I immediately alerted Shawn, seeing as how our contract clearly states that I will wipe as many bums as necessary, will scrub as many toilets as may beckon me, but under no circumstances will I ever plunge.
Unfortunately, the same day I told him about the clogged pot, Jax up and flushed the entire box of wipes down the downstairs toilet, rendering it useless as well. Shawn apparently thought that was the potty I was referring to, and fixed the problem lickety-split.
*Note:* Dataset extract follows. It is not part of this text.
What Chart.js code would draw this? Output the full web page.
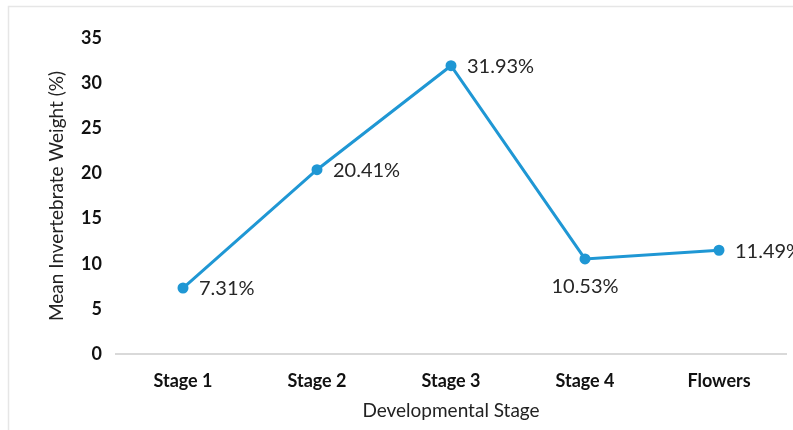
<!DOCTYPE html>
<html>
<head>
<meta charset="utf-8">
<script src="https://cdn.jsdelivr.net/npm/chart.js@4.4.1/dist/chart.umd.min.js"></script>
<style>
  html, body { margin: 0; padding: 0; background: #fff; }
  #wrap { width: 793px; height: 430px; position: relative; }
</style>
</head>
<body>
<div id="wrap"><canvas id="myChart" width="793" height="430"></canvas></div>
<script>
'use strict';

const stages = ['Stage 1', 'Stage 2', 'Stage 3', 'Stage 4', 'Flowers'];
const weights = [7.31, 20.41, 31.93, 10.53, 11.49];
const labelSide = ['right', 'right', 'right', 'below', 'right'];
const yTicks = [0, 5, 10, 15, 20, 25, 30, 35];

const lineColor = '#1f97d4';
const fontName = 'Lato, "Noto Sans", sans-serif';

// frame + white background
const framePlugin = {
  id: 'frame',
  beforeDraw(chart) {
    const ctx = chart.ctx;
    ctx.save();
    ctx.fillStyle = '#fff';
    ctx.fillRect(0, 0, chart.width, chart.height);
    ctx.strokeStyle = '#e6e6e6';
    ctx.lineWidth = 1.5;
    ctx.strokeRect(8.5, 6.5, chart.width + 20, chart.height + 20);
    ctx.restore();
  }
};

// percent labels next to each point
const valueLabels = {
  id: 'valueLabels',
  afterDatasetsDraw(chart) {
    const ctx = chart.ctx;
    const meta = chart.getDatasetMeta(0);
    ctx.save();
    ctx.font = '20px ' + fontName;
    ctx.fillStyle = '#262626';
    meta.data.forEach(function (pt, i) {
      const txt = weights[i].toFixed(2) + '%';
      ctx.textBaseline = 'middle';
      if (labelSide[i] === 'below') {
        ctx.textAlign = 'center';
        ctx.fillText(txt, pt.x, pt.y + 28);
      } else {
        ctx.textAlign = 'left';
        ctx.fillText(txt, pt.x + 16, pt.y + 1);
      }
    });
    ctx.restore();
  }
};

const ctx = document.getElementById('myChart').getContext('2d');
new Chart(ctx, {
  type: 'line',
  data: {
    labels: stages,
    datasets: [{
      data: weights,
      borderColor: lineColor,
      backgroundColor: lineColor,
      borderWidth: 3,
      pointRadius: 4,
      pointHoverRadius: 4,
      tension: 0
    }]
  },
  options: {
    responsive: false,
    animation: false,
    layout: { padding: { left: 0, right: 7, top: 38, bottom: 0 } },
    plugins: {
      legend: { display: false },
      tooltip: { enabled: false }
    },
    scales: {
      x: {
        offset: true,
        grid: { display: false, drawTicks: false },
        border: { display: true, color: '#d9d9d9', width: 2 },
        ticks: {
          padding: 16,
          color: '#111',
          font: { family: fontName, size: 18, weight: 'bold' }
        },
        title: {
          display: true,
          text: 'Developmental Stage',
          color: '#222',
          font: { family: fontName, size: 19 },
          padding: { top: 0, bottom: 8 }
        },
        afterFit(scale) { scale.height = 76; }
      },
      y: {
        min: 0,
        max: 35,
        grid: { display: false, drawTicks: false },
        border: { display: false },
        afterBuildTicks(scale) {
          scale.ticks = yTicks.map(function (v) { return { value: v }; });
        },
        ticks: {
          padding: 14,
          color: '#111',
          font: { family: fontName, size: 18, weight: 'bold' }
        },
        title: {
          display: true,
          text: 'Mean Invertebrate Weight (%)',
          color: '#222',
          font: { family: fontName, size: 19 },
          padding: { top: 45, bottom: 0 }
        },
        afterFit(scale) { scale.width = 116; }
      }
    }
  },
  plugins: [framePlugin, valueLabels]
});
</script>
</body>
</html>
That was 3 days ago. Due to my guilt over forcing him to do the dirtiest of dirty work, I refrained from nagging about the other toilet, thinking he was pre-treating it or something, I don't know, but last night I finally gave in, and demanded, nay, gagged that he do something about the port-o-potty to whom we had apparently rented space.
So after a long stressful day at work, he spent the a good portion of his evening not hammering out the take-home work he'd planned on finishing, but instead spent it choking, yelling, cursing and plunging...all to no avail.
And now I'm off to call the plumber, buy more candles, and add "toilet lock" to my baby safety list.